AIDS treatment requires pragmatic attitude and actions
[The Beijing News 1 June 2004]
http://www.thebeijingnews.com/2004-6-1/20046132618.htm
The Shenzhen Municipal Chronic Diseases Hospital has revealed
to the media that the hospital plans to set up the country’s first team
of public health nurses in July and August. The teams will voluntarily
give talks to groups of women at high-risk, working in nightclubs, dancehalls,
saunas and hairdressing salons on how they can avoid harm from AIDS and
other sexually transmitted diseases. It is understood the hospital aims
to recruit 50 nurses who will gradually enter salons, foot-massage parlours
and other venues that may offer sex services and give the women at risk
information on the symptoms of AIDS, how to use condoms and how to seek
treatment for AIDS. As a team of volunteers, the group’s funds will mainly
come from the National Centre for Disease Control, provincial funding,
the Health Bureau and from their own efforts at raising money.
From the distribution of condoms to high-risk groups, to the provision
of clean needles and methadone to drug-users, to the intensive training
and recruitment of these nurses to train high-risk groups, China’s AIDS
prevention policies have continuously shown breakthroughs in both conceptualization
and execution. This is reason to be inspired and enthused.
In fact, programmes such as those in Shenzhen, in which government
departments provide the resources to organize health professionals to provide
services for high risk groups, is normal practice in AIDS prevention work
overseas. In countries that have been relatively successful in preventing
AIDS, different government departments have different work targets for
and attitudes towards high risk groups, and they have different emphases
for their work. For instance, when law enforcement departments crack down
on those who engage in prostitution and narcotics, the health departments
don’t participate. Conversely, the health department’s main duty is to
provide help to people at high risk, such as providing them with substitutes
for drugs and clean needles, such as providing sex workers with condoms,
medical check-ups and health training etc.

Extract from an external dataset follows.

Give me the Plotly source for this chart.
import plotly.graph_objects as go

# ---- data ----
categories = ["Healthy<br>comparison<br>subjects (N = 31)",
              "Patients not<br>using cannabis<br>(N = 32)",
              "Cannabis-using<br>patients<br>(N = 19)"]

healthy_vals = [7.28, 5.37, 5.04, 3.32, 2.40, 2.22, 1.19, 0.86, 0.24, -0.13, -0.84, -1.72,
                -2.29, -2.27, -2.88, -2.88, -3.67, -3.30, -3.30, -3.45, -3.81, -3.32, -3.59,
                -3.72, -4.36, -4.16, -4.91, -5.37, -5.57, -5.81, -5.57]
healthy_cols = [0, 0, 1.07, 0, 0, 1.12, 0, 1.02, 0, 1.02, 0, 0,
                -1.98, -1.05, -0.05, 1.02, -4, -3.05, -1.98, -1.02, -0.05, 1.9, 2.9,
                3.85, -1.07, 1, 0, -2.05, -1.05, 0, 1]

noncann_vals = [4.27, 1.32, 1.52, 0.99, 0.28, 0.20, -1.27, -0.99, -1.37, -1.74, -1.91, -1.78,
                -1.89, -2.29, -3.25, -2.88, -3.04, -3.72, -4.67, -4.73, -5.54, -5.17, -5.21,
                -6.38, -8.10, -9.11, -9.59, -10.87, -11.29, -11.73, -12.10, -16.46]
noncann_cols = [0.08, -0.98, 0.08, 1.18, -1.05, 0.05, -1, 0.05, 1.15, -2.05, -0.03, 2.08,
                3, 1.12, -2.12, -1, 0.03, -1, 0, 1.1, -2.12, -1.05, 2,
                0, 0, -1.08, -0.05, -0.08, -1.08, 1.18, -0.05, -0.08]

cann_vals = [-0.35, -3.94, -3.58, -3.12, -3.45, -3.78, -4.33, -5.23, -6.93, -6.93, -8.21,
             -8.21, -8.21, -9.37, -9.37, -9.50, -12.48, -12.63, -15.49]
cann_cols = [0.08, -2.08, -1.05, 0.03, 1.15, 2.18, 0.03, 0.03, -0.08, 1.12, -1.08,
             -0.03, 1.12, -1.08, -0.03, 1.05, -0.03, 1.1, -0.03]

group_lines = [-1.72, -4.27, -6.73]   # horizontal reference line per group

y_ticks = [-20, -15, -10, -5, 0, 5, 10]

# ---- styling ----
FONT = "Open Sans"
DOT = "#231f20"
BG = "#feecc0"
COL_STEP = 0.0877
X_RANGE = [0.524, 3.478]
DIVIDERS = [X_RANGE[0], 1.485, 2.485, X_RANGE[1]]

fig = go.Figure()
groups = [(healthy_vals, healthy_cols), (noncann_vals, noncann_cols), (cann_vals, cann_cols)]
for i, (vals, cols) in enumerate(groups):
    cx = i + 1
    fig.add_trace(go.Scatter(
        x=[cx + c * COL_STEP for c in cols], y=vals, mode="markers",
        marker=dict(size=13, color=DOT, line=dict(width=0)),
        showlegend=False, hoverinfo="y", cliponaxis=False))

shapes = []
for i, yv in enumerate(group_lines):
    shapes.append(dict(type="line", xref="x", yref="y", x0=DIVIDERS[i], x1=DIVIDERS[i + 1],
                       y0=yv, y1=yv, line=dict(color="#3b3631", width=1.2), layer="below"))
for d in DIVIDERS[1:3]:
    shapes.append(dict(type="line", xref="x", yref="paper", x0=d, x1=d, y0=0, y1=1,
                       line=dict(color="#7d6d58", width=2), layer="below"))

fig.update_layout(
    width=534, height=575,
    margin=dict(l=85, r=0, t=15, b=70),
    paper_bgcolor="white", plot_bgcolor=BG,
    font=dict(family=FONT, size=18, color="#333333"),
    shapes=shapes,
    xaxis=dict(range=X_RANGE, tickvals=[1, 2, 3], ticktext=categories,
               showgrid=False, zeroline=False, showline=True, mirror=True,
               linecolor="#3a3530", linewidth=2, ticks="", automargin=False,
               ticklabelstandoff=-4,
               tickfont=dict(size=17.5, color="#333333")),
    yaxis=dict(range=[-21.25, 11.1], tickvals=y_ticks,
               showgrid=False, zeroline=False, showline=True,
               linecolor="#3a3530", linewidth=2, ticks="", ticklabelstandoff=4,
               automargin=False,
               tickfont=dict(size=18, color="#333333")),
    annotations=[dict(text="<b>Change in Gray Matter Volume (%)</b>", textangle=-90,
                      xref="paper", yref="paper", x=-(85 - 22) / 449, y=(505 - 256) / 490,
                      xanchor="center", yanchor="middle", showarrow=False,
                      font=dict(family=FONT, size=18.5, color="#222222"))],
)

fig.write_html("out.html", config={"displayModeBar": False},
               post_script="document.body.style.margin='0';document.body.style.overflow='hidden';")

So it is apparent that in the area of AIDS prevention and treatment
of high risk groups, government has moved away from a model of just cracking
down to a model of simultaneously cracking down and providing services.
This has become a common trend that comes from humanity’s scientific knowledge
about AIDS prevention and the continuous improvement and progress of government
public policy.
The pathology of AIDS may not be that different to that of influenza
or fever, they are all just illnesses. Given that it is a kind of illness,
it needs to be prevented and treated. Furthermore, there is no choice other
than to prevent and treat it. There is no reason for us to treat those
at high risk of contracting AIDS any differently just because of the way
AIDS is transmitted. Red Cross workers on a battlefield would not let the
fact that they may believe the war to be stupid to influence their rescue
work. In the same way, we may condemn prostitution and drug-taking as immoral
or even illegal and the government can crack down on such activities in
order to protect mainstream social values, but none of this should influence
society’s efforts to help those people, to help them prevent and treat
AIDS.
Of course, in helping such people, this does not mean that the
government recognizes the propriety of their actions. It is just a manifestation
of the government performing its own basic duty – to protect the physical
and mental health of each and every citizen. To exclude any group from
public health management would be a dereliction of the government’s duty.
Therefore, when faced with AIDS prevention and treatment among
high-risk groups, management should be management, services should be services,
the two are not in conflict. This is the tolerance and rationality that
should be shown by a government that makes public policy.
At present, the number of HIV carriers in China is the second
highest in Asia, the 14th in the world. As Vice-Premier Wu Yi pointed out,
China’s AIDS prevention and treatment work is at a critical juncture. As
China has already banned paid blood donations, the risk of infections through
cross contamination of blood has already been basically eradicated. Thus,
one of the main focuses of AIDS prevention work from now on should be avoiding
the transmission of HIV from high-risk groups to the general population.
This requires the government to show a little more pro-activeness
and more pragmatic intervention with drug users and sex workers. The advanced
training and recruitment of nurses to train people in high risk groups
is a proactive and pragmatic move. We hope other localities can use this
measure for reference and we hope even more that similarly advanced and
even more pragmatic and original measures will continue to emerge.